Task to carry out »
Each line of the material must be returned exactly.

Recorded information »
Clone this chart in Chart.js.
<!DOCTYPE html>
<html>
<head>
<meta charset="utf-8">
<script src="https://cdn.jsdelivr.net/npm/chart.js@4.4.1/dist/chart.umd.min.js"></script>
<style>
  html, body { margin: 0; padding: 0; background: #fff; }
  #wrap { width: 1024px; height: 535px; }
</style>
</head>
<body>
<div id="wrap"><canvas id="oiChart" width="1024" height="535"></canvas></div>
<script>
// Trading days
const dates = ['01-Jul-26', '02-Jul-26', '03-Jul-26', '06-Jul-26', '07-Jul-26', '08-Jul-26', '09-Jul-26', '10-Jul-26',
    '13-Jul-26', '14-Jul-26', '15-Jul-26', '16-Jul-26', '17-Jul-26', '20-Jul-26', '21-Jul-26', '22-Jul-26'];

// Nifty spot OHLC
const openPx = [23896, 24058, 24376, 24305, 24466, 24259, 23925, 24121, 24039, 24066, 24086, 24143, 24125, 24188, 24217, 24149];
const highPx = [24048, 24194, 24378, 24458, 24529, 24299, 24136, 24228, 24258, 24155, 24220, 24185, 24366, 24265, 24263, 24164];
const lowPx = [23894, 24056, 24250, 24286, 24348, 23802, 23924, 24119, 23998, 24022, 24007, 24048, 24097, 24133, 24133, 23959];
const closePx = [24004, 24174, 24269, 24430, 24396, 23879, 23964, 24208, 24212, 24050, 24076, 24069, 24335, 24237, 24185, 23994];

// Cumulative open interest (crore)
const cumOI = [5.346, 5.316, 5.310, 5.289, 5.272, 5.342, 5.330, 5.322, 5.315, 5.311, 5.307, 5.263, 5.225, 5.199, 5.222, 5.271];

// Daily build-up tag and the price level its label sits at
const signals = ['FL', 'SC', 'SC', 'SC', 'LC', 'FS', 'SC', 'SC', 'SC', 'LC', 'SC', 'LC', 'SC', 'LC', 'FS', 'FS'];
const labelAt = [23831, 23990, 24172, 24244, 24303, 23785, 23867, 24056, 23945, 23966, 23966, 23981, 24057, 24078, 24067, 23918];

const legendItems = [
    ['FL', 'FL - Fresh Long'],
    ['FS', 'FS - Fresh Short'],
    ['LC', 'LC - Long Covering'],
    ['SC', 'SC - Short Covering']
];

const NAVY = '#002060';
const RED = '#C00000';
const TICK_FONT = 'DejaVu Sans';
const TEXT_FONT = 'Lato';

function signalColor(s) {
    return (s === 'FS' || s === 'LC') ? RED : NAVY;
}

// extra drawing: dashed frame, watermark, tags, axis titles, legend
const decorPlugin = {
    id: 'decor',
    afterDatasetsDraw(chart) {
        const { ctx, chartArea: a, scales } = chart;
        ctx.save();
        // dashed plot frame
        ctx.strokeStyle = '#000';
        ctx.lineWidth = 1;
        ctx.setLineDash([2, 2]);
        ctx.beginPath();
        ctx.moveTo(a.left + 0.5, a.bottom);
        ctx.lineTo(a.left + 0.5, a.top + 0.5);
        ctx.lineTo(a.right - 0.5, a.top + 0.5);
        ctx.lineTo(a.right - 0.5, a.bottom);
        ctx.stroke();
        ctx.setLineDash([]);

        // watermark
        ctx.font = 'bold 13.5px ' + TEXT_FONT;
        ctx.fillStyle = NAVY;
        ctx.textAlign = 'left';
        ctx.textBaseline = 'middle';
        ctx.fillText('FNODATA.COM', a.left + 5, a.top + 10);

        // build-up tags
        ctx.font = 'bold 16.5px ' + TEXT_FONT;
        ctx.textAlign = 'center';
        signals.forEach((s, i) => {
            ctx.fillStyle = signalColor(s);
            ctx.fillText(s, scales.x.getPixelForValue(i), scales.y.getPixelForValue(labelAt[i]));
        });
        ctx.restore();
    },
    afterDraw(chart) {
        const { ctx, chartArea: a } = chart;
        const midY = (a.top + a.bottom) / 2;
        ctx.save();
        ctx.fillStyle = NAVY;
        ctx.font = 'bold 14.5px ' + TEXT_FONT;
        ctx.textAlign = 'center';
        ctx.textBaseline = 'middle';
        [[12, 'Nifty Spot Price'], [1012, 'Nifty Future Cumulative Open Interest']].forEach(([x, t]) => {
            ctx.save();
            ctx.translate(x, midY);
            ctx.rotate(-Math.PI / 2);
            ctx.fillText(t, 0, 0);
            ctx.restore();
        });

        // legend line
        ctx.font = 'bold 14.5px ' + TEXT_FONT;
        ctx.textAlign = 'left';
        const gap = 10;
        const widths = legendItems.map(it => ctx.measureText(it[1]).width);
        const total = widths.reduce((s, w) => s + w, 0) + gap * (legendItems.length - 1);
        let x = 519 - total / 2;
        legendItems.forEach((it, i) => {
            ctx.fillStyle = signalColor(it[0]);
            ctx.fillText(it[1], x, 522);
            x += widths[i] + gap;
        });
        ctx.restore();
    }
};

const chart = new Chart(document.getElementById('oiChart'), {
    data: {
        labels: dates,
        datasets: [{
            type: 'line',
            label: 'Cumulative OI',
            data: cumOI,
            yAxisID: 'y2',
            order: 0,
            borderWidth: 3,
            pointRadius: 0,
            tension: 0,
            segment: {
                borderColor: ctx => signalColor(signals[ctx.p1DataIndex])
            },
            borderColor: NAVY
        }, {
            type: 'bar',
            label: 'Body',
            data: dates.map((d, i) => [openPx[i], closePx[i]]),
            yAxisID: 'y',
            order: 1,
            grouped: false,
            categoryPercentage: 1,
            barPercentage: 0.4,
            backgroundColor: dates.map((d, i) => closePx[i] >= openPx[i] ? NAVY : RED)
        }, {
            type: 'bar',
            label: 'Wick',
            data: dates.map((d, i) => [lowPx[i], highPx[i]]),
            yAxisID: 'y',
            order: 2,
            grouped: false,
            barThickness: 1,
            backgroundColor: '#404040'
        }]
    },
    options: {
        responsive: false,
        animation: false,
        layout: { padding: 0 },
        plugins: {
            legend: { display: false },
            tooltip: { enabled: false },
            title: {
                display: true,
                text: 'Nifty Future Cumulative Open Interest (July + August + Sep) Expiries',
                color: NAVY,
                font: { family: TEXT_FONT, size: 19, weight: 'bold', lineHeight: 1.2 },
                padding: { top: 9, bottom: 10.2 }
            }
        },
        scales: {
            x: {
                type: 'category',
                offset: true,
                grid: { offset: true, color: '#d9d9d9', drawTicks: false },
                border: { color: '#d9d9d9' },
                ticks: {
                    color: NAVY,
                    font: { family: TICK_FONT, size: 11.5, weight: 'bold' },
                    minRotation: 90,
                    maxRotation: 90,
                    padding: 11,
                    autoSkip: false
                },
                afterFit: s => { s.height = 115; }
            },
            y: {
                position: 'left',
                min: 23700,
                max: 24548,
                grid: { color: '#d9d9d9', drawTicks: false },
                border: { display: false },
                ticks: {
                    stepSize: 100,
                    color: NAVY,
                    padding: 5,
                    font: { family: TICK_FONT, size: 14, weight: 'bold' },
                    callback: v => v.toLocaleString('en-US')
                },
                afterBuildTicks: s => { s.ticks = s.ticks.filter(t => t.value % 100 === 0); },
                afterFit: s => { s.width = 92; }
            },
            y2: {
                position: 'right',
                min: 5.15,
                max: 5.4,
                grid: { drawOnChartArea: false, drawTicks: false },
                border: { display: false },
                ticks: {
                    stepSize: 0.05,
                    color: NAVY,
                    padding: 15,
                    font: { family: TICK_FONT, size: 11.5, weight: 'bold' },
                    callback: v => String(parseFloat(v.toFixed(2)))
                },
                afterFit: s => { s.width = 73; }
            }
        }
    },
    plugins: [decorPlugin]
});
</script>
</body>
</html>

Correct result »
Clone this chart in Chart.js.
<!DOCTYPE html>
<html>
<head>
<meta charset="utf-8">
<script src="https://cdn.jsdelivr.net/npm/chart.js@4.4.1/dist/chart.umd.min.js"></script>
<style>
  html, body { margin: 0; padding: 0; background: #fff; }
  #wrap { width: 1024px; height: 535px; }
</style>
</head>
<body>
<div id="wrap"><canvas id="oiChart" width="1024" height="535"></canvas></div>
<script>
// Trading days
const dates = ['01-Jul-26', '02-Jul-26', '03-Jul-26', '06-Jul-26', '07-Jul-26', '08-Jul-26', '09-Jul-26', '10-Jul-26',
    '13-Jul-26', '14-Jul-26', '15-Jul-26', '16-Jul-26', '17-Jul-26', '20-Jul-26', '21-Jul-26', '22-Jul-26'];

// Nifty spot OHLC
const openPx = [23896, 24058, 24376, 24305, 24466, 24259, 23925, 24121, 24039, 24066, 24086, 24143, 24125, 24188, 24217, 24149];
const highPx = [24048, 24194, 24378, 24458, 24529, 24299, 24136, 24228, 24258, 24155, 24220, 24185, 24366, 24265, 24263, 24164];
const lowPx = [23894, 24056, 24250, 24286, 24348, 23802, 23924, 24119, 23998, 24022, 24007, 24048, 24097, 24133, 24133, 23959];
const closePx = [24004, 24174, 24269, 24430, 24396, 23879, 23964, 24208, 24212, 24050, 24076, 24069, 24335, 24237, 24185, 23994];

// Cumulative open interest (crore)
const cumOI = [5.346, 5.316, 5.310, 5.289, 5.272, 5.342, 5.330, 5.322, 5.315, 5.311, 5.307, 5.263, 5.225, 5.199, 5.222, 5.271];

// Daily build-up tag and the price level its label sits at
const signals = ['FL', 'SC', 'SC', 'SC', 'LC', 'FS', 'SC', 'SC', 'SC', 'LC', 'SC', 'LC', 'SC', 'LC', 'FS', 'FS'];
const labelAt = [23831, 23990, 24172, 24244, 24303, 23785, 23867, 24056, 23945, 23966, 23966, 23981, 24057, 24078, 24067, 23918];

const legendItems = [
    ['FL', 'FL - Fresh Long'],
    ['FS', 'FS - Fresh Short'],
    ['LC', 'LC - Long Covering'],
    ['SC', 'SC - Short Covering']
];

const NAVY = '#002060';
const RED = '#C00000';
const TICK_FONT = 'DejaVu Sans';
const TEXT_FONT = 'Lato';

function signalColor(s) {
    return (s === 'FS' || s === 'LC') ? RED : NAVY;
}

// extra drawing: dashed frame, watermark, tags, axis titles, legend
const decorPlugin = {
    id: 'decor',
    afterDatasetsDraw(chart) {
        const { ctx, chartArea: a, scales } = chart;
        ctx.save();
        // dashed plot frame
        ctx.strokeStyle = '#000';
        ctx.lineWidth = 1;
        ctx.setLineDash([2, 2]);
        ctx.beginPath();
        ctx.moveTo(a.left + 0.5, a.bottom);
        ctx.lineTo(a.left + 0.5, a.top + 0.5);
        ctx.lineTo(a.right - 0.5, a.top + 0.5);
        ctx.lineTo(a.right - 0.5, a.bottom);
        ctx.stroke();
        ctx.setLineDash([]);

        // watermark
        ctx.font = 'bold 13.5px ' + TEXT_FONT;
        ctx.fillStyle = NAVY;
        ctx.textAlign = 'left';
        ctx.textBaseline = 'middle';
        ctx.fillText('FNODATA.COM', a.left + 5, a.top + 10);

        // build-up tags
        ctx.font = 'bold 16.5px ' + TEXT_FONT;
        ctx.textAlign = 'center';
        signals.forEach((s, i) => {
            ctx.fillStyle = signalColor(s);
            ctx.fillText(s, scales.x.getPixelForValue(i), scales.y.getPixelForValue(labelAt[i]));
        });
        ctx.restore();
    },
    afterDraw(chart) {
        const { ctx, chartArea: a } = chart;
        const midY = (a.top + a.bottom) / 2;
        ctx.save();
        ctx.fillStyle = NAVY;
        ctx.font = 'bold 14.5px ' + TEXT_FONT;
        ctx.textAlign = 'center';
        ctx.textBaseline = 'middle';
        [[12, 'Nifty Spot Price'], [1012, 'Nifty Future Cumulative Open Interest']].forEach(([x, t]) => {
            ctx.save();
            ctx.translate(x, midY);
            ctx.rotate(-Math.PI / 2);
            ctx.fillText(t, 0, 0);
            ctx.restore();
        });

        // legend line
        ctx.font = 'bold 14.5px ' + TEXT_FONT;
        ctx.textAlign = 'left';
        const gap = 10;
        const widths = legendItems.map(it => ctx.measureText(it[1]).width);
        const total = widths.reduce((s, w) => s + w, 0) + gap * (legendItems.length - 1);
        let x = 519 - total / 2;
        legendItems.forEach((it, i) => {
            ctx.fillStyle = signalColor(it[0]);
            ctx.fillText(it[1], x, 522);
            x += widths[i] + gap;
        });
        ctx.restore();
    }
};

const chart = new Chart(document.getElementById('oiChart'), {
    data: {
        labels: dates,
        datasets: [{
            type: 'line',
            label: 'Cumulative OI',
            data: cumOI,
            yAxisID: 'y2',
            order: 0,
            borderWidth: 3,
            pointRadius: 0,
            tension: 0,
            segment: {
                borderColor: ctx => signalColor(signals[ctx.p1DataIndex])
            },
            borderColor: NAVY
        }, {
            type: 'bar',
            label: 'Body',
            data: dates.map((d, i) => [openPx[i], closePx[i]]),
            yAxisID: 'y',
            order: 1,
            grouped: false,
            categoryPercentage: 1,
            barPercentage: 0.4,
            backgroundColor: dates.map((d, i) => closePx[i] >= openPx[i] ? NAVY : RED)
        }, {
            type: 'bar',
            label: 'Wick',
            data: dates.map((d, i) => [lowPx[i], highPx[i]]),
            yAxisID: 'y',
            order: 2,
            grouped: false,
            barThickness: 1,
            backgroundColor: '#404040'
        }]
    },
    options: {
        responsive: false,
        animation: false,
        layout: { padding: 0 },
        plugins: {
            legend: { display: false },
            tooltip: { enabled: false },
            title: {
                display: true,
                text: 'Nifty Future Cumulative Open Interest (July + August + Sep) Expiries',
                color: NAVY,
                font: { family: TEXT_FONT, size: 19, weight: 'bold', lineHeight: 1.2 },
                padding: { top: 9, bottom: 10.2 }
            }
        },
        scales: {
            x: {
                type: 'category',
                offset: true,
                grid: { offset: true, color: '#d9d9d9', drawTicks: false },
                border: { color: '#d9d9d9' },
                ticks: {
                    color: NAVY,
                    font: { family: TICK_FONT, size: 11.5, weight: 'bold' },
                    minRotation: 90,
                    maxRotation: 90,
                    padding: 11,
                    autoSkip: false
                },
                afterFit: s => { s.height = 115; }
            },
            y: {
                position: 'left',
                min: 23700,
                max: 24548,
                grid: { color: '#d9d9d9', drawTicks: false },
                border: { display: false },
                ticks: {
                    stepSize: 100,
                    color: NAVY,
                    padding: 5,
                    font: { family: TICK_FONT, size: 14, weight: 'bold' },
                    callback: v => v.toLocaleString('en-US')
                },
                afterBuildTicks: s => { s.ticks = s.ticks.filter(t => t.value % 100 === 0); },
                afterFit: s => { s.width = 92; }
            },
            y2: {
                position: 'right',
                min: 5.15,
                max: 5.4,
                grid: { drawOnChartArea: false, drawTicks: false },
                border: { display: false },
                ticks: {
                    stepSize: 0.05,
                    color: NAVY,
                    padding: 15,
                    font: { family: TICK_FONT, size: 11.5, weight: 'bold' },
                    callback: v => String(parseFloat(v.toFixed(2)))
                },
                afterFit: s => { s.width = 73; }
            }
        }
    },
    plugins: [decorPlugin]
});
</script>
</body>
</html>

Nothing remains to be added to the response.